Thursday, August 31, 2017

WALKING WITH DUMPSTERS



I walk around and I look at stuff, mostly in what we might as well call the urban environment.  One of the things that my kind of walking does is make me see things I hadn’t seen before, to note various repetitions and common features I might previously have taken for granted.  I like to note similarities and differences.  It's not record science, or in fact any kind of science.  And so we come to the dumpster.

Sometimes they’re come singly:


Often in pairs:


Sometimes in groups:


I can’t speak for the whole of the Anglophone world but I think dumpster is an all-American word.  The British don’t have dumpsters.  They have skips and wheelie bins, and I believe the Australians use the British terminology.


The dumpster was introduced in 1936, part of a mechanical trash-collection system devised by one George Dempster of Knoxville, Tennessee, and for a while it was know as the Dempster Dumpster.

I see a lot of the modern versions when I’m walking around and I don't think most of them find their way onto the back of trucks.  This one, in Santa Monica, is the most pristine I’ve ever seen but then Santa Monica does strive to be pristine.

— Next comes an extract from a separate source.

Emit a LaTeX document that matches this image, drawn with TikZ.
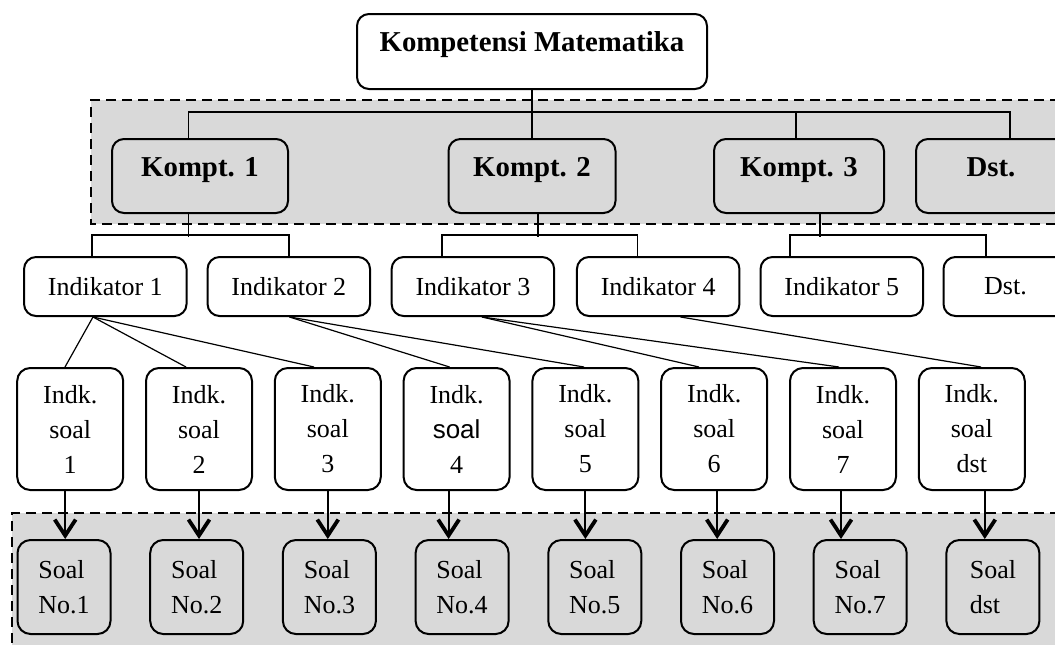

The ones for hire tend to be fairly neat and clean too – nobody wants to rent a dumpster that’s some scarred, graffiti-spattered thing.  But in the day-to-day world dumpsters hang out at the back of buildings and in alleys, and so they become targets for tagging and other forms of self-expression.  I guess people worry less about graffiti when they’re on a dumpster as opposed to on walls and fences. 


But sometimes people build a little house for their dumpster which presumably keeps it safer from roaming street artists.


Fact is, they're everywhere.  This one was spotted in LA’s Arts District:



This one in the heart of Hollywood.


This one in Little Tokyo:


And as. matter of fact, dumpsters are not only found in the urban environment - they’re sometimes found in the wide open spaces too:


And sometimes when they’re in the wide open spaces they may get used for shooting practice, though it seems you don’t need to be much of a sharp shooter to hit a dumpster, but then perhaps it was to practice grouping



In conclusion: I enjoy looking at dumpsters.  It’s not about looking for ugliness, and I don’t think it’s even about finding beauty in ugliness, and I certainly hope it’s not some wanky art project.  I hope it’s just about walking and looking and, of course, recording.